There’s not much to say about Sherlock that hasn’t already been said by people who know what they’re talking about but having now seen the finale of the second series I cannot stand idly by in silence nodding at the critical consensus. Sherlock manages to be about the most frustrating thing on the television whilst simultaneously being one of the finest works ever made by the BBC. It’s not that the BBC, or anyone, hasn’t made anything this good in a long time, it’s that they haven’t made anything like this before.

Some of the frustrations. The actual stories this series have been weak, paling even next to the sometimes slight Conan-Doyle episodes from which they have drawn inspiration. To take A Scandal in Bohemia and somehow make Irene Adler even more dependent on men is a bit disappointing, to throw in a side show of corpses loaded onto a plane to fool some terrorists and we’re into ridiculousness and yet it was still ninety minutes of bravura televison. Similarly the conclusion to The Hounds of Baskerville was bizarre and throughout there has been a move away from observation and logic that anyone should be able to deduce if only they could see to a reliance on Sherlock’s instinct. Too much Mycroft as well is what the purist in me thinks but the television viewer could watch and listen to Mark Gatiss all day. Like I say, frustrating.

And so to last night’s Reichenbach Fall. I lost count of the number of times Jim Moriarty (Andrew Scott in a performance that at last made perfect sense of the character) said it was the final problem although I missed the part where they raced across Europe and then tumbled in a man embrace off a big waterfall. This final problem involved journalists (Katherine Parkinson, swoon), rigged juries, some toss about keycodes and Martin Freeman proving that when called upon he can actually act. And Sherlock struggling to keep up. That it was all done with a flair and intelligence you just don’t seem to see anywhere else now goes without saying. I particularly liked the trope of sending Watson off on a fool’s errand so Holmes could get on with moving the plot along (so often used in the stories) and Sherlock struggling to even understand the purpose of a deer stalker hat. Holmes, of course, had some corking lines and, seemingly, a mighty great fall.

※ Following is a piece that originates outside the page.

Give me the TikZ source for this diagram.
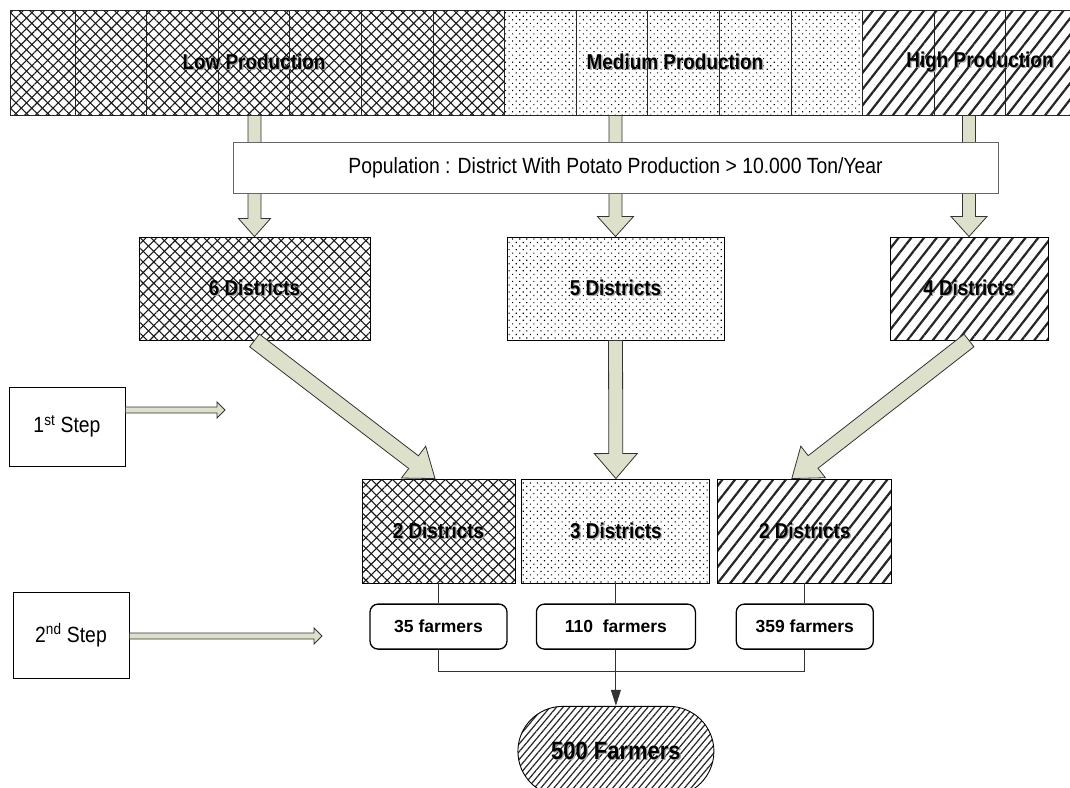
\documentclass[tikz,border=0pt]{standalone}
\usepackage{fontspec}
\setmainfont{Liberation Sans}
\newfontfamily\narrowsans[FakeStretch=0.88]{Liberation Sans}
\usetikzlibrary{calc,positioning,patterns.meta,arrows.meta}
\definecolor{arrowfill}{RGB}{221,224,203}

% broad outlined arrow: from, to, half stem, half head, head length
\newcommand{\fatarrow}[5]{%
  \coordinate (fa-s) at (#1);
  \coordinate (fa-e) at (#2);
  \coordinate (fa-h) at ($(fa-e)!#5!(fa-s)$);
  \filldraw[fat]
    ($(fa-s)!#3!90:(fa-e)$) -- ($(fa-h)!#3!90:(fa-e)$)
    -- ($(fa-h)!#4!90:(fa-e)$) -- (fa-e)
    -- ($(fa-h)!#4!-90:(fa-e)$) -- ($(fa-h)!#3!-90:(fa-e)$)
    -- ($(fa-s)!#3!-90:(fa-e)$) -- cycle;
}
% grey drop shadow behind bold labels
\newcommand{\shadowed}[1]{\rlap{\kern1.3pt\raisebox{-1.3pt}{\color{black!35}#1}}#1}

\begin{document}
\begin{tikzpicture}[
  x=1pt,y=-1pt,
  boldlabel/.style={font=\narrowsans\bfseries\fontsize{21.5}{24}\selectfont},
  cell/.style={draw=black!85,line width=0.8pt,minimum height=105pt,inner sep=0pt},
  box/.style={draw,line width=0.9pt,inner sep=0pt,minimum height=103pt,boldlabel},
  lowfill/.style={
    pattern={Lines[angle=45,distance=7.5pt,line width=1.1pt]},pattern color=black!90,
    postaction={pattern={Lines[angle=-45,distance=7.5pt,line width=1.1pt]},pattern color=black!90}},
  medfill/.style={pattern={Dots[angle=45,distance=5pt,radius=0.8pt]},pattern color=black},
  highfill/.style={pattern={Lines[angle=52,distance=10pt,line width=2.2pt]},pattern color=black!85},
  finefill/.style={pattern={Lines[angle=50,distance=5pt,line width=1.2pt]},pattern color=black!85},
  stepbox/.style={draw,line width=0.9pt,minimum width=116pt,font=\narrowsans\fontsize{22}{26}\selectfont},
  farmbox/.style={draw,line width=1.3pt,rounded corners=8pt,minimum width=137pt,minimum height=45pt,
    inner sep=0pt,text depth=-6pt,font=\bfseries\fontsize{17.5}{20}\selectfont},
  fat/.style={draw=black!80,line width=0.8pt,fill=arrowfill},
  link/.style={draw=black!80,line width=0.9pt},
  ]
  \useasboundingbox (0,0) rectangle (1070,787);
  \clip (0,0) rectangle (1070,787);
  \fill[white] (0,0) rectangle (1070,787);

  % production bands
  \foreach \k in {1,...,7} {
    \pgfmathsetmacro\xl{max(10,71.6*\k-68.2)}
    \pgfmathsetmacro\xr{71.6*\k+3.4}
    \node[cell,lowfill,minimum width=\xr-\xl] (c\k) at ({(\xl+\xr)/2},62.5) {};
  }
  \foreach \k in {8,...,12}
    \node[cell,medfill,minimum width=71.6] (c\k) at ({71.6*\k-32.4},62.5) {};
  \foreach \k in {13,...,15}
    \node[cell,highfill,minimum width=71.6] (c\k) at ({71.6*\k-32.4},62.5) {};

  \node[boldlabel] (lowlbl) at (c4) {\shadowed{Low Production}};
  \node[boldlabel] (medlbl) at ([xshift=-8.6pt]c10) {\shadowed{Medium Production}};
  \node[boldlabel] (highlbl) at ([xshift=10pt]c14) {\shadowed{High Production}};

  \node[box,lowfill,minimum width=231pt] (d6) at (254.5,288.5) {\shadowed{6 Districts}};
  \node[box,medfill,minimum width=217pt] (d5) at (615.5,288.5) {\shadowed{5 Districts}};
  \node[box,highfill,minimum width=158pt] (d4) at (969,288.5) {\shadowed{4 Districts}};

  \fatarrow{d6.north |- c4.south}{d6.north}{6.5pt}{16pt}{18pt}
  \fatarrow{d5.north |- c9.south}{d5.north}{6.5pt}{18pt}{20pt}
  \fatarrow{d4.north |- c14.south}{d4.north}{6.5pt}{18pt}{20pt}

  \node[draw=black!60,fill=white,line width=0.9pt,minimum width=765pt,minimum height=51pt,
    font=\narrowsans\fontsize{22}{26}\selectfont] (pop) at (615.5,167.5)
    {Population : District With Potato Production > 10.000 Ton/Year};

  % sampled districts
  \node[box,lowfill,minimum width=153pt,minimum height=104pt] (l2) at (438.5,531) {\shadowed{2 Districts}};
  \node[box,medfill,minimum width=188pt,minimum height=104pt,right=6pt of l2] (m3) {\shadowed{3 Districts}};
  \node[box,highfill,minimum width=174pt,minimum height=104pt,right=7pt of m3] (h2) {\shadowed{2 Districts}};

  \fatarrow{d6.south}{[xshift=-3.5pt]l2.north}{8pt}{20pt}{27pt}
  \fatarrow{d5.south}{m3.north}{7pt}{21.5pt}{25pt}
  \fatarrow{d4.south}{[xshift=-13pt]h2.north}{8pt}{20pt}{27pt}

  \node[farmbox,below=20pt of l2] (f35) {35 farmers};
  \node[farmbox,minimum width=159pt,below=20pt of m3] (f110) {110~ farmers};
  \node[farmbox,below=20pt of h2] (f359) {359 farmers};

  \draw[link] (l2) -- (f35);
  \draw[link] (m3) -- (f110);
  \draw[link] (h2) -- (f359);

  \node[draw,line width=0.9pt,finefill,minimum width=196pt,minimum height=90pt,rounded corners=45pt,
    font=\narrowsans\bfseries\fontsize{25}{28}\selectfont,below=56pt of f110] (total) {\shadowed{500 Farmers}};

  \coordinate (join) at ($(f110.south)+(0,22)$);
  \draw[link] (f35.south) |- (join) -| (f359.south);
  \draw[link,-{Triangle[length=16pt,width=10pt]}] (f110.south) -- (total.north);

  % steps
  \node[stepbox,minimum height=79pt] (s1) at (67,426.5) {1\textsuperscript{st} Step};
  \node[stepbox,minimum height=86pt] (s2) at (71,635) {2\textsuperscript{nd} Step};
  \coordinate (s1end) at (225,410);
  \coordinate (s2end) at (322,636);
  \fatarrow{s1.east |- s1end}{s1end}{3pt}{8pt}{8pt}
  \fatarrow{s2.east |- s2end}{s2end}{3pt}{8pt}{8pt}
\end{tikzpicture}
\end{document}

There is to be a third ‘series’. All of the issues the majority had beforehand – dicking about the stories, updating, that bloke from The Office – have fallen away. There is still the occasional charge of ‘Who-isation’ of Holmes but I think such folk miss the point. This is a labour of love. It’s a love of the intelligent mystery of Conan-Doyle’s works, a love of storytelling and staying half a step ahead of the audience, a love of television and how to really use it and, finally, a love of showing the bromantic bond between a sharp sociopath and a wrecked soldier. We will all, of course, be back and then we will find out that solution to how a man who fell to his death from a building could be seen watching his own funeral is all so absurdly simple.